It’s that time of the year. I get the nesting thing and start to clean out stuff. I happens every year. Each year the cut gets deeper. The goal is that by the time I move to the nursing home, I will only have a suitcase to carry.
This year the bread maker went. This was a painful despite the fact that I haven’t used it in 15 years. Still there may be that day when I want to make bread. A cold, snowy day with a big pot of soup on the stove…..
I was raised by a woman who went through the “Big Depression.” I keep extras of extras just in case, but I’m in recovery. I no longer keep tin cans. (They are great for cleaning paint brushes. Oh wait! I don’t use oil paint!)
I don’t collect fake butter containers (anymore). (I do keep a few quart-sized yogurt containers. You never know when you’ll give someone soup! And just a few take-out containers….for the same reason. I could open a soup kitchen!)
It’s not so much admitting that I don’t use or need something, it’s my neurosis that I have to find a home for the stuff. A good home. One that will nurture it and treasure it (yes we are talking about vases, teapots and other non-life stuff here). I don’t want it to go to the landfill or (gasp!) an unworthy house.
Some of it has value. Cut glass bowls. Some is pretty. Many were gifts. Collectively it’s not enough to bring in an auctioneer or appraiser. (“Sure lady this cut glass bowl is nice but you can buy one at the store for $80!”)
Really tough job (at least for me). Enter Marie Kondo.
She has written a fabulously successful book on organizing. More pointedly – throwing out everything that doesn’t bring you joy. The technique is to hold something to see if it gives you joy. If not, throw out or donate.
You either love her or think it’s a big rip-off. She talks about joy a lot. A whole lot.
Could this work for me? Can you really feel joy by holding something? Can I get over the need to re-home?
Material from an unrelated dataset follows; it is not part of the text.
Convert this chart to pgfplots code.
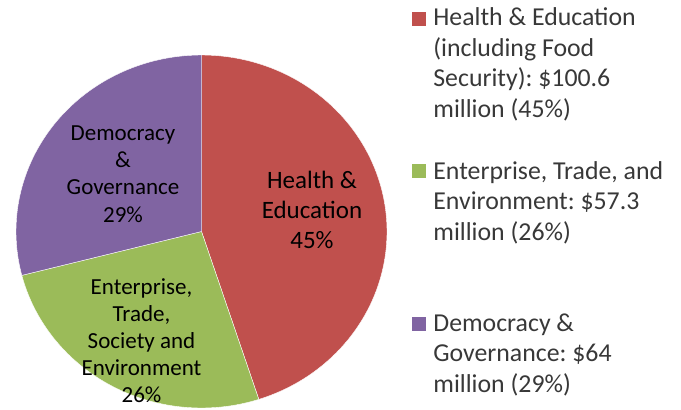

Where to start? The beloved husband’s stuff? I don’t think I would find joy there. I also don’t think I’d be successful in throwing any of his stuff out. (He oversees the trash.)
I got a lead on a place that sells second-hand stuff (nice stuff) and the proceeds go to a women’s homeless shelter. Their pickings are attractive enough that I know someone who shops there. This would give me joy.
On a positive note I found that I have been folding my clothes correctly. I “rotate” most of my clothes – jeans, nightgowns, socks, etc. To do that you have to fold and store vertically so you can push the pile to the right and add the newly laundered to the left. Perhaps I should write a book!
(Note to self: You missed writing about sex toys and clothes folding, both authors were financially successful. Pay attention please! No one cares about your adventures with lemon pie!)
Author’s note: I did not read Ms. Kondo’s book “The Life Changing Magic of Tidying Up: The Japanese Art of Decluttering and Organizing.” I did watch her YouTube videos. If you are truly disorganized (I’m not disorganized, I just hate to part with usable stuff), it’s a good start.
Another note: Sorry about the blurry selfie. Can’t take a clear picture, focus and hold the camera steady while I press the button. It’s like walking and chewing gum.